Fourthly. A nation which is obliged to purchase from others nearly the whole of its raw materials, and the means of its subsistence, is not only dependent entirely upon the demands of its customers, as they may be variously affected by indolence, industry or caprice, but it is subjected to a necessary and unavoidable diminution of demand in the natural progress of these countries towards that proportion of skill and capital which they may reasonably be expected after a certain time to possess. It is generally an accidental and temporary, not a natural and permanent division of labour, which constitutes one state the manufacturer and the carrier of others. While, in these landed nations, agricultural profits continue very high, it may fully answer to them to pay others as their manufacturers and carriers; but when the profits on land fall, or the tenures on which it can be held are not such as to encourage the investment of an accumulating capital, the owner of this capital will naturally look towards commerce and manufactures for its employment; and, according to the just reasoning of Adam Smith and the Economists, finding at home both the materials of manufactures, the means of subsistence, and the power of carrying on their own trade with foreign countries, they will probably be able to conduct the business of manufacturing and carrying for themselves at a cheaper rate than if they allowed it to continue in the hands of others.
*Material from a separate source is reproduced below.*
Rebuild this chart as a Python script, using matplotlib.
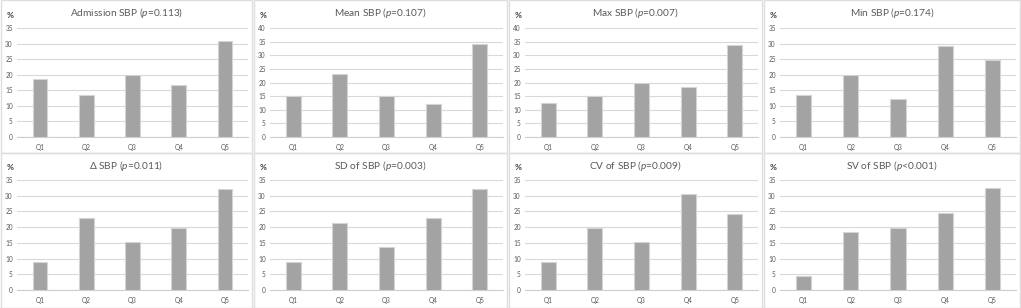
import matplotlib
matplotlib.use("Agg")
import matplotlib.pyplot as plt
from matplotlib.patches import Rectangle

plt.rcParams['font.family'] = ['Lato', 'DejaVu Sans']
plt.rcParams['mathtext.fontset'] = 'custom'
plt.rcParams['mathtext.it'] = 'Lato:italic'
plt.rcParams['mathtext.rm'] = 'Lato'

categories = ["Q1", "Q2", "Q3", "Q4", "Q5"]

titles = [
    "Admission SBP", "Mean SBP", "Max SBP", "Min SBP",
    "\u0394 SBP", "SD of SBP", "CV of SBP", "SV of SBP",
]
p_texts = ["=0.113", "=0.107", "=0.007", "=0.174",
           "=0.011", "=0.003", "=0.009", "<0.001"]

admission_sbp = [18.5, 13.6, 19.9, 16.7, 30.9]
mean_sbp = [15.2, 23.0, 15.2, 12.1, 34.0]
max_sbp = [12.3, 15.2, 19.9, 18.3, 33.8]
min_sbp = [13.6, 20.0, 12.2, 29.2, 24.6]
delta_sbp = [9.0, 22.9, 15.2, 19.7, 32.2]
sd_sbp = [9.0, 21.3, 13.6, 22.9, 32.2]
cv_sbp = [9.0, 19.7, 15.2, 30.6, 24.3]
sv_sbp = [4.4, 18.3, 19.8, 24.4, 32.3]

series = [admission_sbp, mean_sbp, max_sbp, min_sbp,
          delta_sbp, sd_sbp, cv_sbp, sv_sbp]
y_max = [35, 40, 40, 35, 35, 35, 35, 35]

W, H = 1021, 308
fig = plt.figure(figsize=(W / 100, H / 100), dpi=100)
fig.patch.set_facecolor('white')

col_edges = [0, 253, 508, 763, 1021]
row_edges = [0, 153, 308]
row_plot = [(28, 137), (180, 290)]

grid_c = '#d9d9d9'
text_c = '#595959'

for i in range(8):
    r, c = divmod(i, 4)
    px0, px1 = col_edges[c], col_edges[c + 1]
    py0, py1 = row_edges[r], row_edges[r + 1]
    fig.patches.append(Rectangle((px0 / W + 0.0005, 1 - py1 / H + 0.001),
                                 (px1 - px0) / W - 0.001, (py1 - py0) / H - 0.002,
                                 transform=fig.transFigure, fill=False,
                                 edgecolor='#dedede', linewidth=1.0))
    left = px0 + 17
    right = px1 - 5
    top, bottom = row_plot[r]
    ax = fig.add_axes([left / W, 1 - bottom / H, (right - left) / W, (bottom - top) / H])
    ax.set_facecolor('none')
    x = range(len(categories))
    ax.bar(x, series[i], width=0.32, color='#a3a3a3', edgecolor='#d4d4d4',
           linewidth=0.8, zorder=3)
    ax.set_xlim(-0.5, 4.5)
    ax.set_ylim(0, y_max[i])
    ax.set_yticks(range(0, y_max[i] + 1, 5))
    ax.set_xticks(list(x))
    ax.set_xticklabels(categories)
    ax.grid(axis='y', color=grid_c, linewidth=0.8, zorder=0)
    for s in ['top', 'right', 'left']:
        ax.spines[s].set_visible(False)
    ax.spines['bottom'].set_color('#cfcfcf')
    ax.spines['bottom'].set_linewidth(0.8)
    ax.tick_params(axis='both', length=0, labelsize=4.7, colors=text_c, pad=3)
    ax.tick_params(axis='x', pad=5)
    cx = (px0 + px1) / 2 / W
    ty = 1 - (py0 + 13) / H
    fig.text(cx, ty, titles[i] + r" ($\mathit{p}$" + p_texts[i] + ")",
             ha='center', va='center', fontsize=7.3, color=text_c)
    fig.text((px0 + 10) / W, 1 - (py0 + 15) / H, "%", ha='center', va='center',
             fontsize=6, fontweight='bold', color='#404040')

fig.savefig('out.png', dpi=100, facecolor='white')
As long as the agricultural nations continued to apply their increasing capital principally to the land, this increase of capital would be of the greatest possible advantage to the manufacturing and commercial nation. It would be indeed the main cause and great regulator of its progress in wealth and population. But after they had turned their attention to manufactures and commerce, their further increase of capital would be the signal of decay and destruction to the manufactures and commerce, which they had before supported. And thus, in the natural progress of national improvement, and without the competition of superior skill and capital, a purely commercial state must be undersold and driven out of the markets by those who possess the advantage of land.
In the distribution of wealth during the progress of improvement, the interests of an independent state in relation to others are essentially different from those of a particular province, in relation to the kingdom to which it belongs, a point which has not been sufficiently attended to. If agricultural capital increases, and agricultural profits diminish in Sussex, the overflowing stock will go to London, Manchester, Liverpool, or some other place where it can probably be engaged in manufactures or commerce more advantageously than at home. But if Sussex were an independent kingdom, this could not take place; and the corn which is now sent to London must be withdrawn to support manufacturers and traders living within its confines. If England, therefore, had continued to be separated into the seven kingdoms of the Heptarchy, London could not possibly have been what it is; and that distribution of wealth and population which takes place at present, and which we may fairly presume is the most beneficial to the whole of the realm, would have been essentially changed, if the object had been to accumulate the greatest quantity of wealth and population in particular districts, instead of the whole island. But at all times the interest of each independent state is to accumulate the greatest quantity of wealth within its limits. Consequently, the interest of an independent state, with regard to the countries with which it trades, can rarely be the same as the interest of a province with regard to the empire to which it belongs; and the accumulation of capital which would occasion the withdrawing of the exports of corn in the one case, would leave them perfectly undisturbed in the other.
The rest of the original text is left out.